Global sell-off deepens, Indian shares expected to fall, supported by weakening dollar and lower oil prices.

From Nasdaq.: 2025-04-03 22:35:00

Indian shares are expected to fall on Friday, following global trends, but may be supported by a weakening dollar, lower oil prices, and anticipated interest-rate cuts by the Federal Reserve. The RBI’s MPC is expected to reduce the repo rate by 25 bps next week due to a projected moderation in CPI inflation to 4.2 percent on average in FY26.

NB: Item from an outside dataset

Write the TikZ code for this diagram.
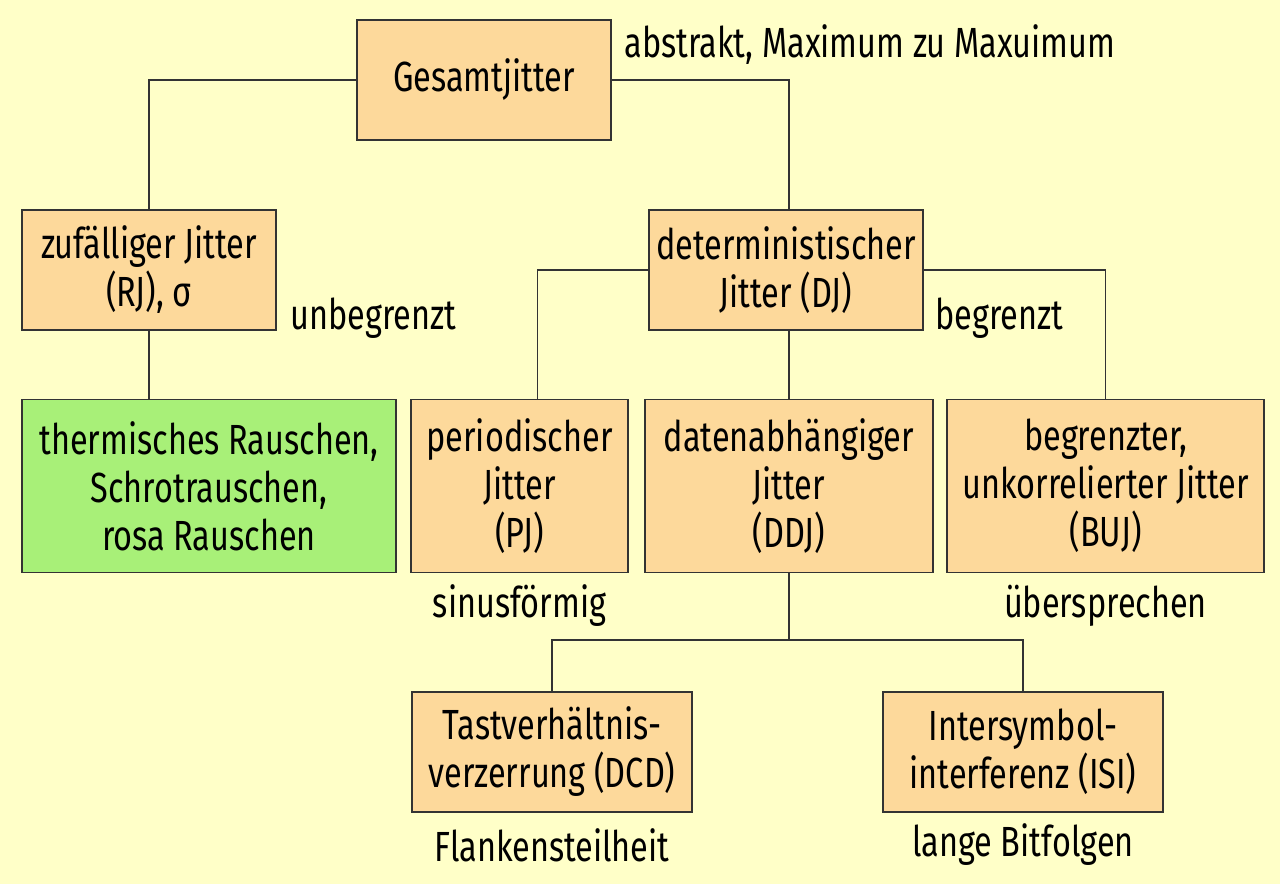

Sensex and Nifty dropped around 0.4 percent on Thursday, with IT and auto stocks leading the losses. The rupee closed up 7 paise against the dollar, while foreign institutional investors sold shares worth Rs 2,806 crore and domestic institutional investors bought shares worth Rs 221 crore.

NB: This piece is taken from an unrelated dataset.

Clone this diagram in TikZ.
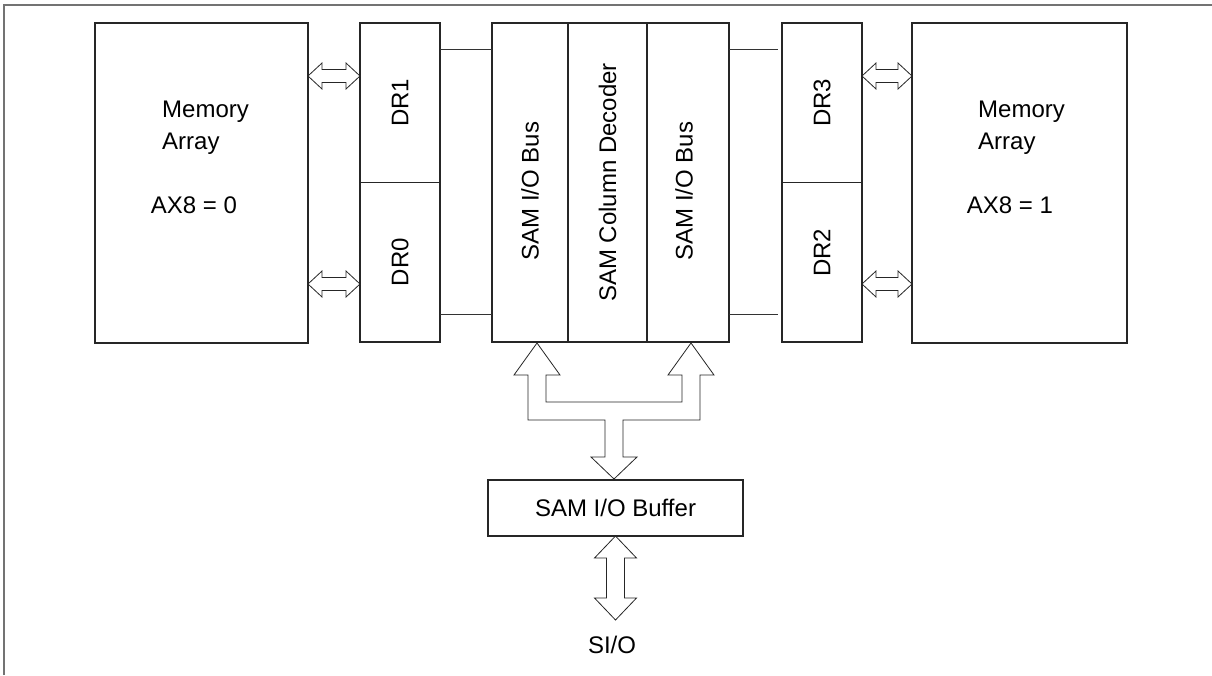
\documentclass[tikz,border=0pt]{standalone}
\usepackage{fontspec}
\setmainfont{Liberation Sans}
\usetikzlibrary{positioning,calc}
\tikzset{%
	box/.style={draw=black!85, line width=1.1pt, inner sep=0pt, outer sep=0pt, anchor=north west},
	membox/.style={box, minimum width=213pt, minimum height=320pt},
	drbox/.style={box, minimum width=80pt, minimum height=159.5pt},
	sambox/.style={box, minimum height=319pt},
	txt/.style={font=\fontsize{24}{29}\selectfont, inner sep=0pt},
	vtxt/.style={txt, rotate=90},
	wire/.style={draw=black!80, line width=0.9pt},
	bus/.style={draw=black!85, line width=0.8pt, fill=white},
	hbus/.style={bus, to path={let \p1=(\tikztostart), \p2=(\tikztotarget) in
		(\p1) -- (\x1+14pt,\y1+13pt) -- (\x1+14pt,\y1+6.5pt) -- (\x2-14pt,\y1+6.5pt) -- (\x2-14pt,\y1+13pt)
		-- (\x2,\y1) -- (\x2-14pt,\y1-13pt) -- (\x2-14pt,\y1-6.5pt) -- (\x1+14pt,\y1-6.5pt) -- (\x1+14pt,\y1-13pt) -- cycle}},
	vbus/.style={bus, to path={let \p1=(\tikztostart), \p2=(\tikztotarget) in
		(\p1) -- (\x1+21pt,\y1-22pt) -- (\x1+9pt,\y1-22pt) -- (\x1+9pt,\y2+22pt) -- (\x1+21pt,\y2+22pt)
		-- (\x1,\y2) -- (\x1-21pt,\y2+22pt) -- (\x1-9pt,\y2+22pt) -- (\x1-9pt,\y1-22pt) -- (\x1-21pt,\y1-22pt) -- cycle}},
	frame/.style={draw=black!55, line width=1.2pt}
}

\begin{document}
\begin{tikzpicture}[x=1pt, y=-1pt]
	\useasboundingbox (0,0) rectangle (1212,675);
	\draw[frame] (4,675) -- (4,5) -- (1212,5);

	% memory arrays and data registers
	\node[membox] (mem0) at (95,23) {};
	\node[drbox] (dr1) [right=52pt of mem0.north east, anchor=north west] {};
	\node[drbox] (dr0) [below=0pt of dr1.south west, anchor=north west] {};
	\node[sambox, minimum width=76pt] (sam1) [right=52pt of dr1.north east, anchor=north west] {};
	\node[sambox, minimum width=79pt] (sam2) [right=0pt of sam1.north east, anchor=north west] {};
	\node[sambox, minimum width=82pt] (sam3) [right=0pt of sam2.north east, anchor=north west] {};
	\node[drbox] (dr3) [right=53pt of sam3.north east, anchor=north west] {};
	\node[drbox] (dr2) [below=0pt of dr3.south west, anchor=north west] {};
	\node[membox, minimum width=215pt] (mem1) [right=50pt of dr3.north east, anchor=north west] {};

	\node[box, anchor=center, minimum width=255pt, minimum height=56pt, txt] (buf) at (615.5,508) {SAM I/O Buffer};
	\node[txt] (sio) at (612,645) {SI/O};

	% labels
	\node[txt, anchor=base west] at ([shift={(67,94)}]mem0.north west) {Memory};
	\node[txt, anchor=base west] at ([shift={(67,126)}]mem0.north west) {Array};
	\node[txt, anchor=base] at ([shift={(99,190)}]mem0.north west) {AX8 = 0};
	\node[txt, anchor=base west] at ([shift={(66,94)}]mem1.north west) {Memory};
	\node[txt, anchor=base west] at ([shift={(66,126)}]mem1.north west) {Array};
	\node[txt, anchor=base] at ([shift={(98,190)}]mem1.north west) {AX8 = 1};

	\node[vtxt] at (dr1.center) {DR1};
	\node[vtxt] at (dr0.center) {DR0};
	\node[vtxt] at (dr3.center) {DR3};
	\node[vtxt] at ([yshift=9.5pt]dr2.center) {DR2};
	\node[vtxt] at ([yshift=-8.5pt]sam1.center) {SAM I/O Bus};
	\node[vtxt] at (sam2.center) {SAM Column Decoder};
	\node[vtxt] at ([shift={(-4,8.5)}]sam3.center) {SAM I/O Bus};

	% wires
	\coordinate (wtl) at ($(sam1.north west)+(0,26)$);
	\coordinate (wbl) at ($(sam1.south west)+(0,-28)$);
	\coordinate (wtr) at ($(sam3.north east)+(0,26)$);
	\coordinate (wbr) at ($(sam3.south east)+(0,-28)$);
	\draw[wire] (dr1.east |- wtl) -- (wtl);
	\draw[wire] (dr0.east |- wbl) -- (wbl);
	\draw[wire] (wtr) -- ([xshift=-4pt]dr3.west |- wtr);
	\draw[wire] (wbr) -- ([xshift=-4pt]dr2.west |- wbr);

	% buses
	\draw[hbus] ($(mem0.north east)+(0,53)$) to ($(dr1.north west)+(0,53)$);
	\draw[hbus] ($(mem0.north east)+(0,261)$) to ($(dr0.north west)+(0,101.5)$);
	\draw[hbus] ($(dr3.north east)+(0,53)$) to ($(mem1.north west)+(0,53)$);
	\draw[hbus] ($(dr2.north east)+(0,101.5)$) to ($(mem1.north west)+(0,261)$);

	\draw[bus] (537,343) -- (560,375) -- (546,375) -- (546,402) -- (682,402) -- (682,375) -- (668,375)
		-- (691,343) -- (714,375) -- (700,375) -- (700,420) -- (623,420) -- (623,457) -- (637,457)
		-- (614,479) -- (591,457) -- (605,457) -- (605,420) -- (528,420) -- (528,375) -- (514,375) -- cycle;

	\draw[vbus] (buf.south) to ([yshift=16pt]sio.north);
\end{tikzpicture}
\end{document}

Asian markets are down amid trade war concerns, with China facing a 54 percent tariff and preparing for retaliation, while Canada and the EU plan countermeasures. French President Macron and Germany’s economy minister have called for a strong European response to Trump’s tariffs.

The dollar is weakening, with U.S. Treasury yields around 4 percent as investors await a key U.S. jobs report and a speech by Fed Chair Jerome Powell for economic outlook clues. Oil prices are down after OPEC+ decided to increase output faster. Gold prices are steady, with markets pricing in a 50 percent chance of four rate reductions by the Fed this year.

U.S. stocks plummeted, the dollar had its largest single-day decline, and Treasury yields fell after new tariffs fueled fears of a trade war and recession. U.S. service sector growth slowed in March, adding to investor anxiety. The Nasdaq Composite and S&P 500 hit their lowest levels since August, while the Dow closed at a seven-month low.

European stocks had their biggest daily loss in eight months as Trump announced harsh tariffs. The STOXX 600 fell 2.6 percent, the German DAX dropped 3 percent, the CAC 40 declined 3.3 percent, and the FTSE 100 gave up 1.6 percent.